■ Written exercise
Below are records; quote them exactly from the first line through the line that contains "plt.rcParams['font.family'] = ['Lato', 'DejaVu".

── Records to process ──

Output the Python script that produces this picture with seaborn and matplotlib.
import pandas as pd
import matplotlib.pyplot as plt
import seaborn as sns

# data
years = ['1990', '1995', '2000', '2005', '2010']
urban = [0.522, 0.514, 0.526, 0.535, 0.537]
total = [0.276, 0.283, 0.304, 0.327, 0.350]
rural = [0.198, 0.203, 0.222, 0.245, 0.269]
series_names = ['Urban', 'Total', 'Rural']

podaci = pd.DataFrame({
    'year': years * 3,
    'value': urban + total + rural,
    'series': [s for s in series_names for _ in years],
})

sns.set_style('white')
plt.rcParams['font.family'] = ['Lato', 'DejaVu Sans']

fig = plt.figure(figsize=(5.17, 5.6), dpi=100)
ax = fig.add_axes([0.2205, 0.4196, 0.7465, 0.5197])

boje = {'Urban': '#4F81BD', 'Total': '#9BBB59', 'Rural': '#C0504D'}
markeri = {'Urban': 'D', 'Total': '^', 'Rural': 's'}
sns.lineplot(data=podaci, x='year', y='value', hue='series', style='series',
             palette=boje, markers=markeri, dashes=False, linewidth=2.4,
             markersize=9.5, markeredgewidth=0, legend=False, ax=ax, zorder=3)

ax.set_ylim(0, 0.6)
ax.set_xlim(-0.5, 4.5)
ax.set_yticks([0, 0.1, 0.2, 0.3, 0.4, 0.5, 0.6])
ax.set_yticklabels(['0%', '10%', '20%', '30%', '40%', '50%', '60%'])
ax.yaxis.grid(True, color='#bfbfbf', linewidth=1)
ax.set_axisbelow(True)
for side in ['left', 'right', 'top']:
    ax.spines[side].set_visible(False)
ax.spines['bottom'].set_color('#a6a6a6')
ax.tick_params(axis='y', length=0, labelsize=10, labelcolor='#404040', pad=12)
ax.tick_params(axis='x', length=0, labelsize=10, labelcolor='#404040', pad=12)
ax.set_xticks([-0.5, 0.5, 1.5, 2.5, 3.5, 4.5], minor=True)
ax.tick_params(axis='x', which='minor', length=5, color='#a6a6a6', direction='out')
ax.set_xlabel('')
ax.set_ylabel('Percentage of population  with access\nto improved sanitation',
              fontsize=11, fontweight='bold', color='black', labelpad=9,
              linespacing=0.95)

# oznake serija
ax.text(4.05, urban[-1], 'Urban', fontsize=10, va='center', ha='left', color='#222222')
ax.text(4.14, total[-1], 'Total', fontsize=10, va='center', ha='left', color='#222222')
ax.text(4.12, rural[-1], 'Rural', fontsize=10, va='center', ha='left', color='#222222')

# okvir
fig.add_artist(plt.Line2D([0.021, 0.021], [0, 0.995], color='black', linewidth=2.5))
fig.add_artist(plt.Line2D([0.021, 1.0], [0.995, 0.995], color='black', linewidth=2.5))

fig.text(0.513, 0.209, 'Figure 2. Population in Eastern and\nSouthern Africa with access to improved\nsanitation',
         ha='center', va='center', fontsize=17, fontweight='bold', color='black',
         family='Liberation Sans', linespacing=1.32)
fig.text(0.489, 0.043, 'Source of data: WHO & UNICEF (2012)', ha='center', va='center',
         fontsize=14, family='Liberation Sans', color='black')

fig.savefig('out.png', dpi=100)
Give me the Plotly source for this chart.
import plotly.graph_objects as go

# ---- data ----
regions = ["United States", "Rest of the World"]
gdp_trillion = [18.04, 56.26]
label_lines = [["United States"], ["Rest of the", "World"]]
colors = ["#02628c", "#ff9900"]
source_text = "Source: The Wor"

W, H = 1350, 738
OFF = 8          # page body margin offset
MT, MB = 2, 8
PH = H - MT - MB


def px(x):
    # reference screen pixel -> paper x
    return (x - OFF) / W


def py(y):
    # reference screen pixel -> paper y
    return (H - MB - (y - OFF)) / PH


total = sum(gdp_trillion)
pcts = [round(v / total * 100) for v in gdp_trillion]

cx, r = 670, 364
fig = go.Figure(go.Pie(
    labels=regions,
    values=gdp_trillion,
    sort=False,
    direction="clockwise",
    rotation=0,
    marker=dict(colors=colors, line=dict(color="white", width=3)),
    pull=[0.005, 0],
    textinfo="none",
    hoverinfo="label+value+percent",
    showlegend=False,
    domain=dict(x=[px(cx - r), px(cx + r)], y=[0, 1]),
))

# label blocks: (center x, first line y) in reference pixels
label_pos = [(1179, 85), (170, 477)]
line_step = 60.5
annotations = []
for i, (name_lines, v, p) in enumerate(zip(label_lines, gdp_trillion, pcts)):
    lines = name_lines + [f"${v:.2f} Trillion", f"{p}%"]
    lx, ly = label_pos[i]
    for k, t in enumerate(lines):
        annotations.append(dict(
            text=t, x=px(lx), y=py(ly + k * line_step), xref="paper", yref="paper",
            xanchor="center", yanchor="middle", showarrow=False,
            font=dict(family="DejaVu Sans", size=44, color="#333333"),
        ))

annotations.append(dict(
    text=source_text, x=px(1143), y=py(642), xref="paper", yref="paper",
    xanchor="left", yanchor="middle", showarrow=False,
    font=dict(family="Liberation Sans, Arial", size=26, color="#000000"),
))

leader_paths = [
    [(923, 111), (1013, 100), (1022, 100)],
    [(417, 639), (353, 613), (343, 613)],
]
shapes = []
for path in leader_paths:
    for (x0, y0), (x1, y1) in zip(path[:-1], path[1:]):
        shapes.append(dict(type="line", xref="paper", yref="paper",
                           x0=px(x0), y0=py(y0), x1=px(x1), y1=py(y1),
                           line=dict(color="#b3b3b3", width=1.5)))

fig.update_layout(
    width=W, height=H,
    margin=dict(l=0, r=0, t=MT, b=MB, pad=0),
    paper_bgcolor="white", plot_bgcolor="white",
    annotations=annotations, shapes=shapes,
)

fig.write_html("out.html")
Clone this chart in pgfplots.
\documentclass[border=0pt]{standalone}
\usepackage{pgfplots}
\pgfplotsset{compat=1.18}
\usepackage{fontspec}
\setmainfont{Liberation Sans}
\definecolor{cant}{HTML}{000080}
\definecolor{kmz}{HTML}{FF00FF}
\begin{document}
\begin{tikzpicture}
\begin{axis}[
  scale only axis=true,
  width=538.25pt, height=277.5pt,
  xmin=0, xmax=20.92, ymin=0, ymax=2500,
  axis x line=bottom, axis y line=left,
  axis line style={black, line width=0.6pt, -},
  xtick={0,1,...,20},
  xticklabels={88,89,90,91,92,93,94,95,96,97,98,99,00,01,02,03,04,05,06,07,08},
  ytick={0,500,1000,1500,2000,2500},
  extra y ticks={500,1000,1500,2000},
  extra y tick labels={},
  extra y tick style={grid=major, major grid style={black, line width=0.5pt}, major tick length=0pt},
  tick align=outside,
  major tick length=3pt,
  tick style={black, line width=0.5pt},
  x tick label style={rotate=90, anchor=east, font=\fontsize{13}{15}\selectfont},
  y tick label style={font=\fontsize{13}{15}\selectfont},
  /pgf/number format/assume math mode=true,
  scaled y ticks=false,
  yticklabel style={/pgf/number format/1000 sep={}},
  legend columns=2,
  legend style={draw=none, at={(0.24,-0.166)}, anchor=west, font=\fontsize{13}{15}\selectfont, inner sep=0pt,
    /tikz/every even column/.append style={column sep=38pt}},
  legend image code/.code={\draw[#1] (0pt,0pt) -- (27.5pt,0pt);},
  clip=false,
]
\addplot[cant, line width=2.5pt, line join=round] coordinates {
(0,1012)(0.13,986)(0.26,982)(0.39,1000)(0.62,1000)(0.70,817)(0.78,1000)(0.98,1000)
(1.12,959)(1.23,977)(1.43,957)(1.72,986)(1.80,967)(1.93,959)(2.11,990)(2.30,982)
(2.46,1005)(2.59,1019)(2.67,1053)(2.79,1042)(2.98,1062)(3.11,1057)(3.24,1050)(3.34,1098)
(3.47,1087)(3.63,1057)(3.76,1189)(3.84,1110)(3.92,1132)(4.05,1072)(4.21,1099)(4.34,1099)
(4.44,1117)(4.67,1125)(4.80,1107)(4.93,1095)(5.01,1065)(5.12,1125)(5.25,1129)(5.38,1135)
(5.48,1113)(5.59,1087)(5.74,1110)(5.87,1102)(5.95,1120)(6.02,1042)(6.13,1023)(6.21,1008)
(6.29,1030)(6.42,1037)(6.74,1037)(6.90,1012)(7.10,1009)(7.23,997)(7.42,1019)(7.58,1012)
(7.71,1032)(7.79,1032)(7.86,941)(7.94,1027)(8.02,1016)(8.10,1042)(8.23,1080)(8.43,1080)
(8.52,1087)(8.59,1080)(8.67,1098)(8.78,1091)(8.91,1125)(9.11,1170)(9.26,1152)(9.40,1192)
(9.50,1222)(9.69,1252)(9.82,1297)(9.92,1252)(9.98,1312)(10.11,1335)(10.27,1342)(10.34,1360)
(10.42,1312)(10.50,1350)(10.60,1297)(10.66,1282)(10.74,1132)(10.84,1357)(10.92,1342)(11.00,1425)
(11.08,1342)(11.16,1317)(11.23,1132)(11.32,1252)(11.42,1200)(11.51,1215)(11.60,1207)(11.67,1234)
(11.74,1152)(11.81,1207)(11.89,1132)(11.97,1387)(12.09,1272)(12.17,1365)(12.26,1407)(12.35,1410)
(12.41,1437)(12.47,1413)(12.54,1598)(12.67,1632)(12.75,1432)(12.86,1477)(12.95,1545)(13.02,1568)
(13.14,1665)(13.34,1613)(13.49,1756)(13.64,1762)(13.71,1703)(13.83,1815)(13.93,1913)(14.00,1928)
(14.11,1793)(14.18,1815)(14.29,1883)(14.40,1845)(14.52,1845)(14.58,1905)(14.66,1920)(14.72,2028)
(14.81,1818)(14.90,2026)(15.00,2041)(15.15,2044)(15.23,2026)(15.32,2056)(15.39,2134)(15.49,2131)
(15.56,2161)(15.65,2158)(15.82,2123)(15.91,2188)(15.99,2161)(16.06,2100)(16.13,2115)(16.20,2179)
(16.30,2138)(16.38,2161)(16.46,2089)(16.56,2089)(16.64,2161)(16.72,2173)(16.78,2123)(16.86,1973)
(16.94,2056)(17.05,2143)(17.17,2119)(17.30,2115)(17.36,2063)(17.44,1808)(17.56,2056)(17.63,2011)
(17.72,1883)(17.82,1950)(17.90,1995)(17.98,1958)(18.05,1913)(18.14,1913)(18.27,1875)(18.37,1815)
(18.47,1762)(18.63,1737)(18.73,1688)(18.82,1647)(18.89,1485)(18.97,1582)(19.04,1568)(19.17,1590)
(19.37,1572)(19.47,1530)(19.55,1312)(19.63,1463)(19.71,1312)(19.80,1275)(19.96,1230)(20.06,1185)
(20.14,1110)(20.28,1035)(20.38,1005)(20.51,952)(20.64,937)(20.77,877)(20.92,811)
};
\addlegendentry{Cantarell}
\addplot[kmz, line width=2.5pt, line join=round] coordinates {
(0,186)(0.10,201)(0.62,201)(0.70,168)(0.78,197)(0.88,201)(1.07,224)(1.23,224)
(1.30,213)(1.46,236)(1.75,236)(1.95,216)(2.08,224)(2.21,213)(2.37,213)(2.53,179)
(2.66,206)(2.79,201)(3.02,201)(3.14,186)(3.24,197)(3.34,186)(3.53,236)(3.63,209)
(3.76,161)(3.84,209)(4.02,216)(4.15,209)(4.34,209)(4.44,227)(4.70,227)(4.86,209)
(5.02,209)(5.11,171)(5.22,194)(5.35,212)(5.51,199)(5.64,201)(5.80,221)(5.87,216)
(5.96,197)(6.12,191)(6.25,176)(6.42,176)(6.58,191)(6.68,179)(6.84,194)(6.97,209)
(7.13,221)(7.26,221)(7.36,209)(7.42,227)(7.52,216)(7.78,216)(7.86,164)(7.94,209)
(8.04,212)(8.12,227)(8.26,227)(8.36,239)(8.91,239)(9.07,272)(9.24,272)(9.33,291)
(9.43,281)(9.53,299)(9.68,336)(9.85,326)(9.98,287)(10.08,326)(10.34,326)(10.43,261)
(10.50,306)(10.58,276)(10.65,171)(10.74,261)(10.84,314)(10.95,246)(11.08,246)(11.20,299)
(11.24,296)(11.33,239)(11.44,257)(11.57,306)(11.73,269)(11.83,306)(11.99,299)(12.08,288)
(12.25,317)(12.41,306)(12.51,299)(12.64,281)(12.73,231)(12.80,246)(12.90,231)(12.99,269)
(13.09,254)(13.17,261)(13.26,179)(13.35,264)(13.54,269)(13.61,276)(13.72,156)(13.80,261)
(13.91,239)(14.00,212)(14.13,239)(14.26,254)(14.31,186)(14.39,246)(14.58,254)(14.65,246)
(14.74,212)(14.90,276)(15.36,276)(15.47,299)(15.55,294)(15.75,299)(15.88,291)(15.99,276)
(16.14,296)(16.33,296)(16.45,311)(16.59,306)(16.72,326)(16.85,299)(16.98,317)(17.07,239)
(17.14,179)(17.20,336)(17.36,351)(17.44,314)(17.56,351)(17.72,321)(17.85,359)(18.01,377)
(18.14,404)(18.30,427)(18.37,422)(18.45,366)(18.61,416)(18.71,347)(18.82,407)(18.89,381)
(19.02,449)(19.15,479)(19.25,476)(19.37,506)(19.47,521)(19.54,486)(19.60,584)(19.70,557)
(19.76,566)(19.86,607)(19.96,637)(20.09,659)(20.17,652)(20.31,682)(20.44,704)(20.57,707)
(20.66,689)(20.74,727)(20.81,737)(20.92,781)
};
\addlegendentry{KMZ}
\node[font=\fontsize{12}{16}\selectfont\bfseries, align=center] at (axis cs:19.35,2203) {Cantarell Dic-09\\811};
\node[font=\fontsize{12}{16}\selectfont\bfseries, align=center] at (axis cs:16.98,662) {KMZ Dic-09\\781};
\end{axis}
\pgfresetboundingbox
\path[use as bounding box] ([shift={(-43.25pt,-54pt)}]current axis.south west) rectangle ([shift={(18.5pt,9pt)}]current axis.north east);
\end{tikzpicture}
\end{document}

───

■ The completed task
Output the Python script that produces this picture with seaborn and matplotlib.
import pandas as pd
import matplotlib.pyplot as plt
import seaborn as sns

# data
years = ['1990', '1995', '2000', '2005', '2010']
urban = [0.522, 0.514, 0.526, 0.535, 0.537]
total = [0.276, 0.283, 0.304, 0.327, 0.350]
rural = [0.198, 0.203, 0.222, 0.245, 0.269]
series_names = ['Urban', 'Total', 'Rural']

podaci = pd.DataFrame({
    'year': years * 3,
    'value': urban + total + rural,
    'series': [s for s in series_names for _ in years],
})

sns.set_style('white')
plt.rcParams['font.family'] = ['Lato', 'DejaVu Sans']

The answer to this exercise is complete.